Esto tiene por objetivo hacer que los contratistas se acoplen mejor a las necesidades específicas de quien los contrata. Lo que se da en un contexto de desempleo estructural; destrucción y reconstrucción de calificaciones; y módicos aumentos en el salario real.


Anteriormente, una persona que adquiría un empleo podía conservarlo toda la vida, lo cual le otorgaba seguridad, aunque perdía libertad, motivación, etc. Ahora la contratación puede durar meses, semanas u horas.


Las alabanzas de esta nueva forma de contratación exaltan la superación de la rigidez y la rutina de los trabajos convencionales. Y sí, es cierto, otorgan al trabajador mayor flexibilidad en cuanto a qué, cuándo, dónde y cómo hacer su trabajo.


No obstante, esta nueva modalidad de trabajo sumerge a los trabajadores en la incertidumbre laboral, generando un gran desgaste emocional. Lo que se traduce en estrés y convierte la subsistencia y los proyectos de vida de largo plazo en un acto de fe.


Una vida precaria


Una forma de reducir el riesgo de insolvencia es tener más de un contrato a la vez. Así, si uno no se renueva el otro puede que sí. No obstante, eso no salió bien para mi.


De repente, me encontré como un náufrago en medio de un océano de responsabilidades, con una cantidad exorbitante de trabajo, mucho estrés y poco tiempo libre. Razón por la que una feroz gastritis colonizó mi estómago y una arritmia hizo lo suyo con mi latidos cardiacos.


En mi mente estaba la idea ingenua de que una vez concluyera mi carrera profesional y obtuviera un título de posgrado accedería a un trabajo que me permitiría tener, finalmente, una “vida mejor” o, en otras palabras, un mayor poder adquisitivo.


Lamentablemente, todo lo que conseguí fue un castillo de naipes que se sostenía sobre arenas movedizas. Múltiples variables afectaban la continuidad de un contrato, lo que se daba en medio de intrigas de oficina, servilismos y el suspenso generado por el cliente final.


Seguramente habrá personas a las que la flexibilidad del trabajo les viene de maravilla. Sin embargo, es un grupo pequeño, que cada vez se reduce más. Lo que tiende a agudizarse gracias al desempleo generado por la inteligencia artificial y la cuarta revolución industrial.





Otra forma de subsistencia


La idea de una “vida mejor” que perseguimos ahora tiene menos que ver con conseguir un “buen contrato” que nos otorgue una “mayor capacidad de consumo”, el sueño dorado en la era del endeudamiento.

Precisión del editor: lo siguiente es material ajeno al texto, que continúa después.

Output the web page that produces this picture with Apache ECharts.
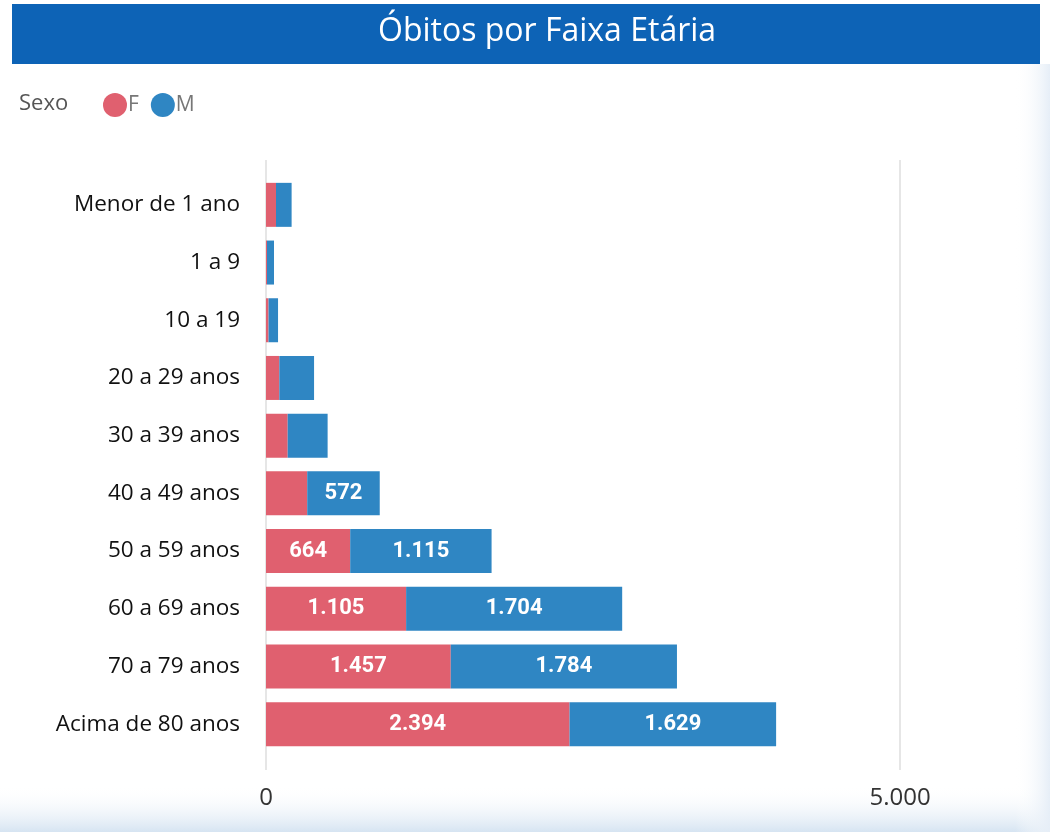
<!DOCTYPE html>
<html>
<head>
<meta charset="utf-8">
<script src="https://cdn.jsdelivr.net/npm/echarts@6/dist/echarts.min.js"></script>
<style>
    html, body { margin: 0; padding: 0; background: #fff; }
    .chart { width: 1050px; height: 832px; }
</style>
</head>
<body>
<div class="chart"></div>
<script>
// faixas etárias
var categorias = ['Menor de 1 ano', '1 a 9', '10 a 19', '20 a 29 anos', '30 a 39 anos',
    '40 a 49 anos', '50 a 59 anos', '60 a 69 anos', '70 a 79 anos', 'Acima de 80 anos'];
// óbitos por sexo
var feminino = [79, 8, 20, 105, 171, 325, 664, 1105, 1457, 2394];
var masculino = [123, 55, 75, 274, 315, 572, 1115, 1704, 1784, 1629];
var eixoTicks = [0, 5000];

(function () {
    var myChart = echarts.init(document.querySelector('.chart'));

    function fmt(v) {
        return String(v).replace(/\B(?=(\d{3})+(?!\d))/g, '.');
    }

    // rótulo só aparece quando cabe na barra
    var rotulo = {
        show: true,
        position: 'inside',
        color: '#fff',
        fontFamily: 'Roboto',
        fontWeight: 'bold',
        fontSize: 22,
        formatter: function (p) {
            return p.value >= 500 ? fmt(p.value) : '';
        }
    };

    var option = {
        animation: false,
        backgroundColor: '#fff',
        title: {
            text: 'Óbitos por Faixa Etária',
            left: 373,
            top: 11,
            textStyle: { color: '#fff', fontSize: 32, fontWeight: 'normal', fontFamily: 'Open Sans' }
        },
        legend: {
            left: 98,
            top: 88,
            icon: 'circle',
            itemWidth: 24,
            itemHeight: 24,
            itemGap: 12,
            textStyle: { color: '#777', fontSize: 21, fontFamily: 'Open Sans', padding: [0, 0, 0, -4] },
            data: ['F', 'M']
        },
        graphic: [
            { type: 'rect', z: -1, shape: { x: 12, y: 4, width: 1028, height: 60 }, style: { fill: '#0d63b6' } },
            {
                type: 'rect', z: -1, shape: { x: 0, y: 785, width: 1050, height: 47 },
                style: {
                    fill: new echarts.graphic.LinearGradient(0, 0, 0, 1, [
                        { offset: 0, color: 'rgba(255,255,255,0)' },
                        { offset: 1, color: '#d6e4f2' }
                    ])
                }
            },
            {
                type: 'rect', z: -1, shape: { x: 1015, y: 64, width: 35, height: 768 },
                style: {
                    fill: new echarts.graphic.LinearGradient(0, 0, 1, 0, [
                        { offset: 0, color: 'rgba(255,255,255,0)' },
                        { offset: 1, color: '#e6eef7' }
                    ])
                }
            },
            {
                type: 'text', left: 19, top: 93,
                style: { text: 'Sexo', fill: '#555', fontSize: 22, fontFamily: 'Open Sans' }
            }
        ],
        grid: [
            { left: 266, width: 634, top: 160, height: 610 },
            { left: 266, width: 634, top: 176, height: 577 }
        ],
        xAxis: [
            {
                gridIndex: 0,
                type: 'value',
                min: eixoTicks[0],
                max: eixoTicks[1],
                interval: 5000,
                axisLine: { show: false },
                axisTick: { show: false },
                splitLine: { lineStyle: { color: '#e6e6e6', width: 2 } },
                axisLabel: {
                    margin: 16,
                    color: '#333',
                    fontSize: 24,
                    fontFamily: 'Open Sans',
                    formatter: function (v) { return fmt(v); }
                }
            },
            {
                gridIndex: 1,
                type: 'value',
                min: eixoTicks[0],
                max: eixoTicks[1],
                show: false
            }
        ],
        yAxis: [
            { gridIndex: 0, type: 'value', min: 0, max: 1, show: false },
            {
                gridIndex: 1,
                type: 'category',
                inverse: true,
                data: categorias,
                axisLine: { show: false },
                axisTick: { show: false },
                axisLabel: { margin: 26, color: '#111', fontSize: 22.5, fontFamily: 'Open Sans' }
            }
        ],
        series: [
            {
                name: 'F',
                type: 'bar',
                stack: 'sexo',
                xAxisIndex: 1,
                yAxisIndex: 1,
                barWidth: 44,
                itemStyle: { color: '#e0606f' },
                label: rotulo,
                data: feminino
            },
            {
                name: 'M',
                type: 'bar',
                stack: 'sexo',
                xAxisIndex: 1,
                yAxisIndex: 1,
                barWidth: 44,
                itemStyle: { color: '#2f86c3' },
                label: rotulo,
                data: masculino
            }
        ]
    };

    myChart.setOption(option);

    window.addEventListener('resize', function () {
        myChart.resize();
    });
})();
</script>
</body>
</html>
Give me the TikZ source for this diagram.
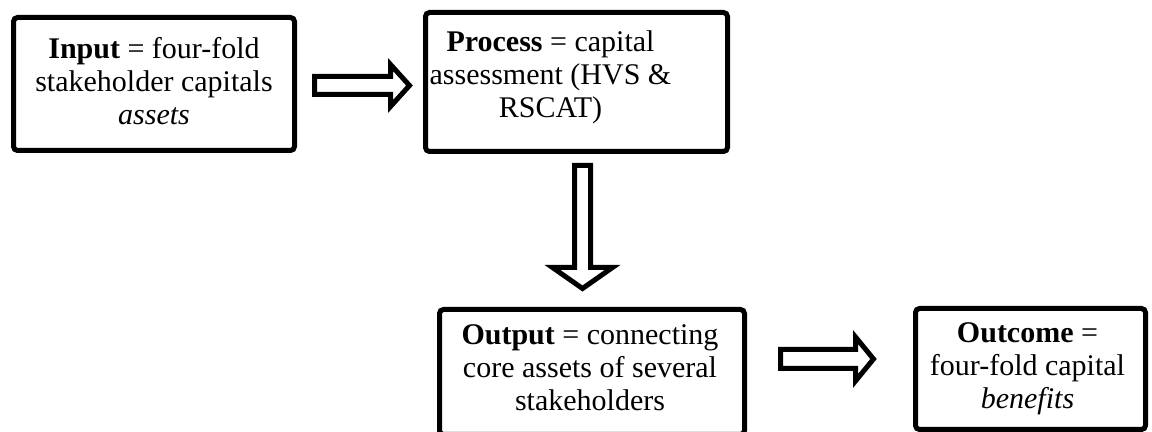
\documentclass[tikz,border=0pt]{standalone}
\usepackage{fontspec}
\setmainfont{Liberation Serif}
\usetikzlibrary{calc}
\begin{document}
\tikzset{
  box/.style={draw, line width=2.5pt, rounded corners=2pt, outer sep=0pt, inner sep=0pt, fill=white},
  txt/.style={align=center, inner sep=0pt, font=\fontsize{15pt}{16.5pt}\selectfont},
  blockarrow/.style={draw, line width=2.5pt, fill=white, miter limit=10}
}
\begin{tikzpicture}[x=0.5pt, y=-0.5pt]
  \useasboundingbox (0,0) rectangle (1152,432);
  % the four stage boxes
  \node[box, minimum width=140.5pt, minimum height=66.5pt] (in)   at (154,84) {};
  \node[box, minimum width=151pt,   minimum height=69.5pt] (proc) at (576.5,82) {};
  \node[box, minimum width=152.5pt, minimum height=62.5pt] (out)  at (592,372) {};
  \node[box, minimum width=115pt,   minimum height=60.5pt] (outc) at (1030.5,369) {};
  % their texts
  \node[txt] (intext)   at ($(in.center)+(0,-3)$)
    {\textbf{Input} = four-fold\\stakeholder capitals\\\textit{assets}};
  \node[txt] (proctext) at ($(proc.center)+(-26,-4.5)$)
    {\textbf{Process} = capital\\assessment (HVS \&\\RSCAT)};
  \node[txt] (outtext)  at ($(out.center)+(-2,-4)$)
    {\textbf{Output} = connecting\\core assets of several\\stakeholders};
  \node[txt] (outctext) at ($(outc.center)+(-3,0)$)
    {\textbf{Outcome} =\\four-fold capital\\\textit{benefits}};
  % hollow block arrows between the stages
  \draw[blockarrow, shift={($(in.east)+(20,1.5)$)}]
    (0,-9) -- (76,-9) -- (76,-21) -- (95,0) -- (76,21) -- (76,9) -- (0,9) -- cycle;
  \draw[blockarrow, shift={($(proc.south)+(6,14)$)}]
    (-8,0) -- (-8,102) -- (-30,102) -- (0,123) -- (30,102) -- (8,102) -- (8,0) -- cycle;
  \draw[blockarrow, shift={($(out.east)+(36,-13)$)}]
    (0,-9.5) -- (75,-9.5) -- (75,-22) -- (93,0) -- (75,22) -- (75,9.5) -- (0,9.5) -- cycle;
\end{tikzpicture}
\end{document}
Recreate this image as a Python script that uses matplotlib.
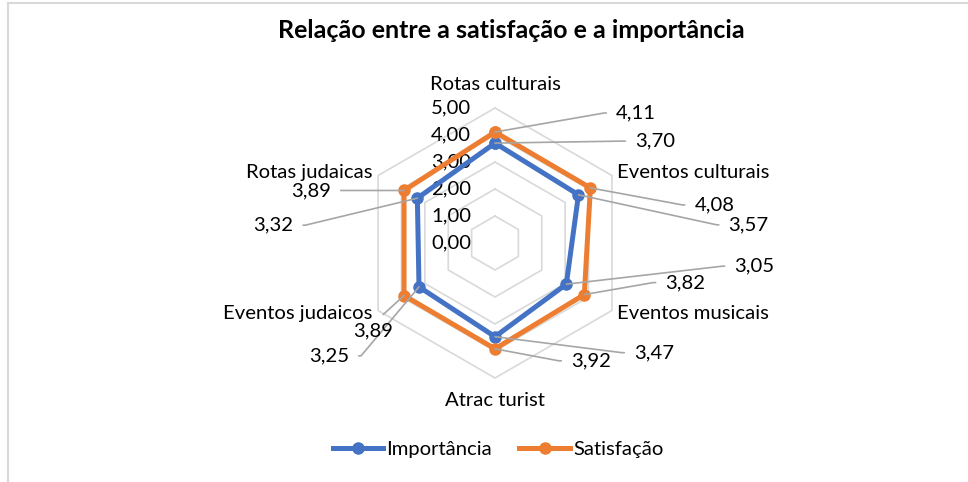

Por el contrario, es una reducción voluntaria de la cantidad de cosas que consumimos, lo que elimina la necesidad de conseguir más dinero a través de trabajos indeseables o “trabajos de mierda”, en palabras de David Graeber.


Durante los últimos años hemos venido reduciendo al máximo nuestros gastos, a través de la puesta en marcha de una vida simple. Esto nos ha permitido tener una existencia rica sin ser ricos.


Gracias a ello experimentamos una mayor sensación de tranquilidad, motivación, equilibrio, bienestar, enfoque mental y satisfacción. Todos estos aspectos imposibles de comprar por internet o en el supermercado.


Obviamente, no vivimos en un jardín idílico, ni somos ajenos a los muchos dilemas existenciales que aquejan la existencia humana desde el origen de los tiempos. Aún así, hemos logrado adaptarnos mejor a los efectos de la crisis civilizatoria que enfrentamos hoy.


Nuestro estilo de vida actual está ligado a la práctica de conceptos que sonarían extraños para la gran mayoría de personas: homeschool, agricultura orgánica y regenerativa, sistemas sintrópicos, permacultura, agroforestería, biofilia, decrecimiento y simplicidad voluntaria, entre otros.


De lo que se trata todo esto es de procurar cubrir tanto como podamos nuestras necesidades básicas obteniendo los recursos necesarios directamente del entorno natural en el que vivimos. Esto sin destruir el ecosistema con el que nos conectamos, sino, por el contrario, tratando de preservarlo en el tiempo.